## Exercise
From the first line of the data down to and including the line with "p.ygrid.visible = False", copy everything exactly, leaving out pictures.
☆ ☆ ☆ ☆ ☆ ☆ ☆
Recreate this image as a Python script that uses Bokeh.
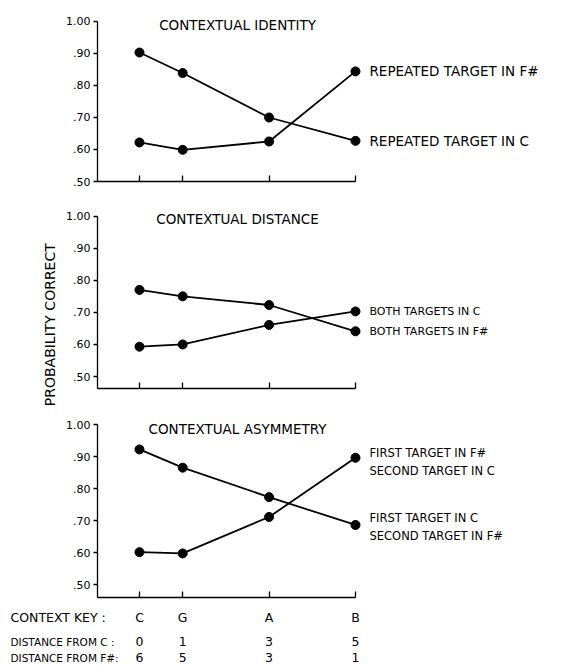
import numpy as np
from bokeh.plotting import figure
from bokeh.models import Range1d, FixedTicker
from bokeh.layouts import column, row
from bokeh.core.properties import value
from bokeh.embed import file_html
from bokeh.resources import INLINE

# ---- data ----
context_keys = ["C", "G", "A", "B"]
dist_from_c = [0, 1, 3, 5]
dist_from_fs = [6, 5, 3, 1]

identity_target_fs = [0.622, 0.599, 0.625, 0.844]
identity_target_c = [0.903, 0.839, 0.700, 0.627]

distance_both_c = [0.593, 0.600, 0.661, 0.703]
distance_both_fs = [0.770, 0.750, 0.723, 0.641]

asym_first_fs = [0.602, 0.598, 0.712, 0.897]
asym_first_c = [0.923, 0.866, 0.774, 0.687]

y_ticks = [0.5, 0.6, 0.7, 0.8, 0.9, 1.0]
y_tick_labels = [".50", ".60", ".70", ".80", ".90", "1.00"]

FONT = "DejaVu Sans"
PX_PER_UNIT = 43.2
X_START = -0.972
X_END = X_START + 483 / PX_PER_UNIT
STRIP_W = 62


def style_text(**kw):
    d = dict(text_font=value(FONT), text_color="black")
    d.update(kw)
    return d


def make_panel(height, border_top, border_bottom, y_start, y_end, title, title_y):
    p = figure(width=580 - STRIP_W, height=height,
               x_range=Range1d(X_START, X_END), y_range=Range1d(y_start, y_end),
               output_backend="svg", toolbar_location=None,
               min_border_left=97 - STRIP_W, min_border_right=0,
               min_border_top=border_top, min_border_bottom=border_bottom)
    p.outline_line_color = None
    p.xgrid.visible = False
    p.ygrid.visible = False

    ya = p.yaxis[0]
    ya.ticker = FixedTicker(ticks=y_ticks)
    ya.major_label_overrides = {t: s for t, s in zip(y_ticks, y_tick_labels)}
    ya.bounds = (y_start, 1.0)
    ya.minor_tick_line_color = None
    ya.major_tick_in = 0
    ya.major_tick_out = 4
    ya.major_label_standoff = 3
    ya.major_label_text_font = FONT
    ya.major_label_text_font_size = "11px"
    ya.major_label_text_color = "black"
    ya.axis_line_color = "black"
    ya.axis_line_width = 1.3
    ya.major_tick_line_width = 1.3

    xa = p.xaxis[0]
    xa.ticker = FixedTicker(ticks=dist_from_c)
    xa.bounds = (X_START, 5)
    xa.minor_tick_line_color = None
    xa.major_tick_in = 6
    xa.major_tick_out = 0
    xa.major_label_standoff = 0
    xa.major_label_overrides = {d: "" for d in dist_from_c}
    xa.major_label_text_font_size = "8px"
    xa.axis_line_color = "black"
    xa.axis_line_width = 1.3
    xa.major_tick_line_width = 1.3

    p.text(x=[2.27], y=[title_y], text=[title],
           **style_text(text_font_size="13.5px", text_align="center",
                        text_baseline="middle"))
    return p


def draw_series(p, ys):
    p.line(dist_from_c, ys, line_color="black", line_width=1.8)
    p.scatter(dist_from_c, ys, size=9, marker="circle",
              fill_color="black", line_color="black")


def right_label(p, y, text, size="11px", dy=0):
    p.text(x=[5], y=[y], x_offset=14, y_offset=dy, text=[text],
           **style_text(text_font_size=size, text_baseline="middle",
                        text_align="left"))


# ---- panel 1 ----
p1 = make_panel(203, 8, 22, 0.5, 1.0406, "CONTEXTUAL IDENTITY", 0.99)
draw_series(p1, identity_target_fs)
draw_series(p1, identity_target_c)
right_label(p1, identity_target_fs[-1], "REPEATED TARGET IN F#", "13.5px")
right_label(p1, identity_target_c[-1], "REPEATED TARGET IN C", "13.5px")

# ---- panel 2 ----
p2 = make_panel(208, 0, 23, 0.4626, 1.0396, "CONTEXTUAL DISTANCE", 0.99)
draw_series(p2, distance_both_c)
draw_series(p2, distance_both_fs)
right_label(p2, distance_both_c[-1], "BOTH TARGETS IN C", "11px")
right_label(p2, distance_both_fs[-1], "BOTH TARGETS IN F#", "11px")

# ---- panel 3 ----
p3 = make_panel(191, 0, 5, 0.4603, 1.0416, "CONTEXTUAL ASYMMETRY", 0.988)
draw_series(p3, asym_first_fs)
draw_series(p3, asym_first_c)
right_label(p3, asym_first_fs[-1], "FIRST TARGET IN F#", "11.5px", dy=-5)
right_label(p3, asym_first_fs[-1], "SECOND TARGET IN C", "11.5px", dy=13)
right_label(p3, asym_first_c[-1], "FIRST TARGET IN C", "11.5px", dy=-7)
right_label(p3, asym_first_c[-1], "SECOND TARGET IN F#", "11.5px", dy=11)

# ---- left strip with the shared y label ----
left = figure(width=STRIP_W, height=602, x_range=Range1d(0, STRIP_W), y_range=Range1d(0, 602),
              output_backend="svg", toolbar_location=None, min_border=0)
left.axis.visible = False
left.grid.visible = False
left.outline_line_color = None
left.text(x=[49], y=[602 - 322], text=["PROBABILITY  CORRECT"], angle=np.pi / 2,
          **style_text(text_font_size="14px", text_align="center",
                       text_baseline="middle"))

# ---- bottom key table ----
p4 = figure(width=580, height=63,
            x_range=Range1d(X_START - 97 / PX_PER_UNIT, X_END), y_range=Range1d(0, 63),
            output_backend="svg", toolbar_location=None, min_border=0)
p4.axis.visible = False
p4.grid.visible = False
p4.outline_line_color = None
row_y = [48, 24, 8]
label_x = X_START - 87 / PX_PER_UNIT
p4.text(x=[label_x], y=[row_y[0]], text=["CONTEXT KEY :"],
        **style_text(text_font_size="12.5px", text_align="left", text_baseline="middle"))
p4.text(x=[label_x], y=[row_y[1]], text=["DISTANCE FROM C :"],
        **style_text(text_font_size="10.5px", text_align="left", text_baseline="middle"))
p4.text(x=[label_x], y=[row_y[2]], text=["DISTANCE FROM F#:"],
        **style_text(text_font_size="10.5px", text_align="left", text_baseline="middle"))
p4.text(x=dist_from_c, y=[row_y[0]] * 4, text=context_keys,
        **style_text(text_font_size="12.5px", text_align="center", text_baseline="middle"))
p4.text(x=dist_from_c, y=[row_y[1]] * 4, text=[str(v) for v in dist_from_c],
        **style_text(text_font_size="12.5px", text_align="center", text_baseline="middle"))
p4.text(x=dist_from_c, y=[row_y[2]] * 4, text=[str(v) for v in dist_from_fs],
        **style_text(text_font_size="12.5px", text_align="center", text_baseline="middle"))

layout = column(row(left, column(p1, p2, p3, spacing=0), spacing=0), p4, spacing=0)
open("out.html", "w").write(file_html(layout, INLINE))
☆ ☆ ☆ ☆ ☆ ☆ ☆
## Response to the exercise
Recreate this image as a Python script that uses Bokeh.
import numpy as np
from bokeh.plotting import figure
from bokeh.models import Range1d, FixedTicker
from bokeh.layouts import column, row
from bokeh.core.properties import value
from bokeh.embed import file_html
from bokeh.resources import INLINE

# ---- data ----
context_keys = ["C", "G", "A", "B"]
dist_from_c = [0, 1, 3, 5]
dist_from_fs = [6, 5, 3, 1]

identity_target_fs = [0.622, 0.599, 0.625, 0.844]
identity_target_c = [0.903, 0.839, 0.700, 0.627]

distance_both_c = [0.593, 0.600, 0.661, 0.703]
distance_both_fs = [0.770, 0.750, 0.723, 0.641]

asym_first_fs = [0.602, 0.598, 0.712, 0.897]
asym_first_c = [0.923, 0.866, 0.774, 0.687]

y_ticks = [0.5, 0.6, 0.7, 0.8, 0.9, 1.0]
y_tick_labels = [".50", ".60", ".70", ".80", ".90", "1.00"]

FONT = "DejaVu Sans"
PX_PER_UNIT = 43.2
X_START = -0.972
X_END = X_START + 483 / PX_PER_UNIT
STRIP_W = 62


def style_text(**kw):
    d = dict(text_font=value(FONT), text_color="black")
    d.update(kw)
    return d


def make_panel(height, border_top, border_bottom, y_start, y_end, title, title_y):
    p = figure(width=580 - STRIP_W, height=height,
               x_range=Range1d(X_START, X_END), y_range=Range1d(y_start, y_end),
               output_backend="svg", toolbar_location=None,
               min_border_left=97 - STRIP_W, min_border_right=0,
               min_border_top=border_top, min_border_bottom=border_bottom)
    p.outline_line_color = None
    p.xgrid.visible = False
    p.ygrid.visible = False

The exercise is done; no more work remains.